Common Contract Limit Mistakes
Using Max Size Without Buffer
Day one of evaluation, 5 contracts, max drawdown exposure. Market gaps against you overnight (even though you should close by EOD—mistakes happen). Account breached before coffee finished brewing.
Build buffer first. Even $500-$1,000 of profit before touching max size creates margin for error.
Ignoring Scaling After Qualification
Traders who crushed their eval at 4-5 contracts sometimes forget they're starting qualified at 2. They enter their standard position and the order fails or gets rejected. Worse—some platforms let it through anyway and you've violated contract limits without realizing.
Always check your current scaling tier before trading qualified accounts. I literally have a sticky note on my monitor: "Check contract limit."
Not Accounting for Correlated Positions
5 contracts of ES and 2 contracts of NQ might feel like you're within limits on both. But if you're trading directional exposure to the same market (S&P and Nasdaq often move together), you're effectively 7+ contracts of equity index exposure.
Alpha Futures counts contracts per product, but your risk management should consider total portfolio exposure. Technically compliant doesn't mean strategically smart.
The Contract Limit Reality Check
Limits exist for risk management, not to punish you. Alpha Futures would rather you grow slowly with proper position sizing than blow up with unlimited contracts.
The scaling plan forces good habits.
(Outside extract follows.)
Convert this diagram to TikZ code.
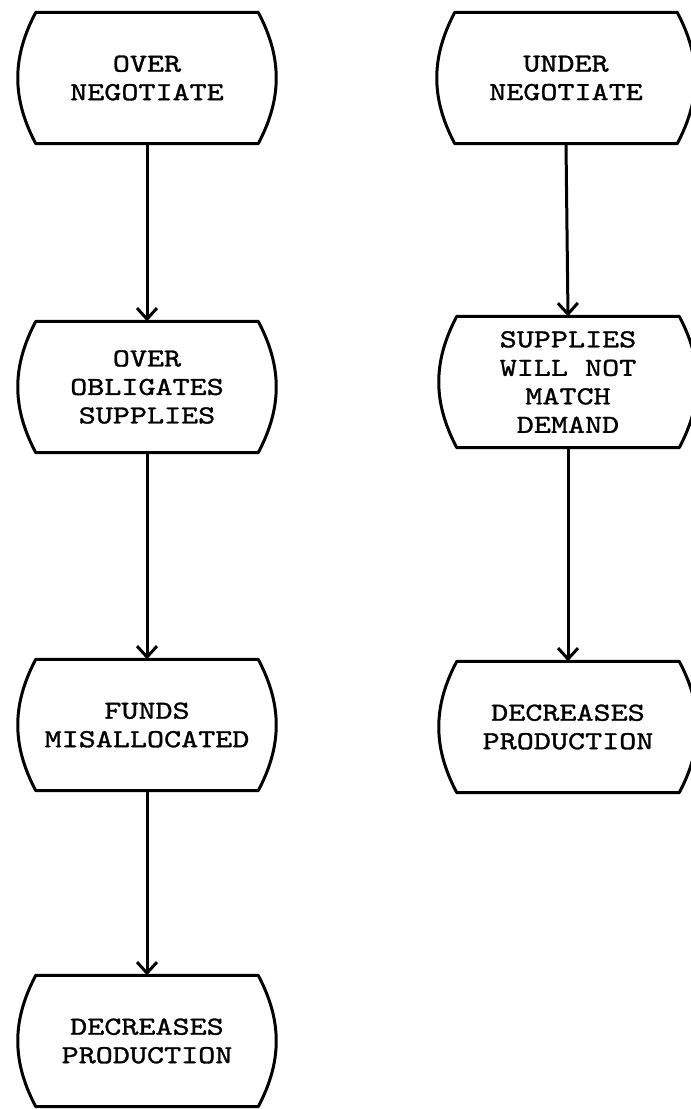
\documentclass[tikz,border=0pt]{standalone}
\usepackage{fontspec}
\newfontfamily\twfont{lmmono10-regular.otf}[FakeStretch=1.25,FakeBold=1.2]
\usetikzlibrary{arrows.meta}
\tikzset{
  fcbox/.style={shape=rectangle, draw=none, minimum width=222pt, minimum height=131pt,
    inner sep=0pt, align=center,
    font=\twfont\fontsize{26}{28.5}\selectfont},
  outline/.style={line width=3pt, line join=round, line cap=round},
  flow/.style={line width=3pt, -{Straight Barb[length=11pt,width=20pt,line width=3pt]}}
}
\begin{document}
\begin{tikzpicture}[x=1pt,y=-1pt]
\useasboundingbox (0,0) rectangle (691,1109);
\node[fcbox] (A1) at (147,78) {OVER\\NEGOTIATE};
\node[fcbox] (A2) at (147,387) {OVER\\OBLIGATES\\SUPPLIES};
\node[fcbox] (A3) at (147,725) {FUNDS\\MISALLOCATED};
\node[fcbox] (A4) at (147,1041) {DECREASES\\PRODUCTION};
\node[fcbox] (B1) at (566,78) {UNDER\\NEGOTIATE};
\node[fcbox] (B2) at (568,382) {SUPPLIES\\WILL NOT\\MATCH\\DEMAND};
\node[fcbox] (B3) at (568,727) {DECREASES\\PRODUCTION};
\foreach \n in {A1,A2,A3,A4,B1,B2,B3}{
  \draw[outline] (\n.north west) -- (\n.north east) to[out=-62,in=62] (\n.south east)
    -- (\n.south west) to[out=118,in=-118] cycle;
}
\draw[flow] (A1.south) -- (A2.north);
\draw[flow] (A2.south) -- (A3.north);
\draw[flow] (A3.south) -- (A4.north);
\draw[flow] (B1.south) -- (B2.north);
\draw[flow] (B2.south) -- (B3.north);
\end{tikzpicture}
\end{document}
Can't make $1,500 profit before needing more contracts? Maybe those extra contracts wouldn't help anyway—you'd just lose more, faster.
The Advanced option exists for traders who've already proven discipline elsewhere and want full access immediately. That's a legitimate use case, but be honest about whether you're there.
My approach: respect the limits, use them as guardrails, focus on percentage returns rather than absolute dollars. Making 10% with 2 contracts is the same skill as making 10% with 5 contracts—just different numbers.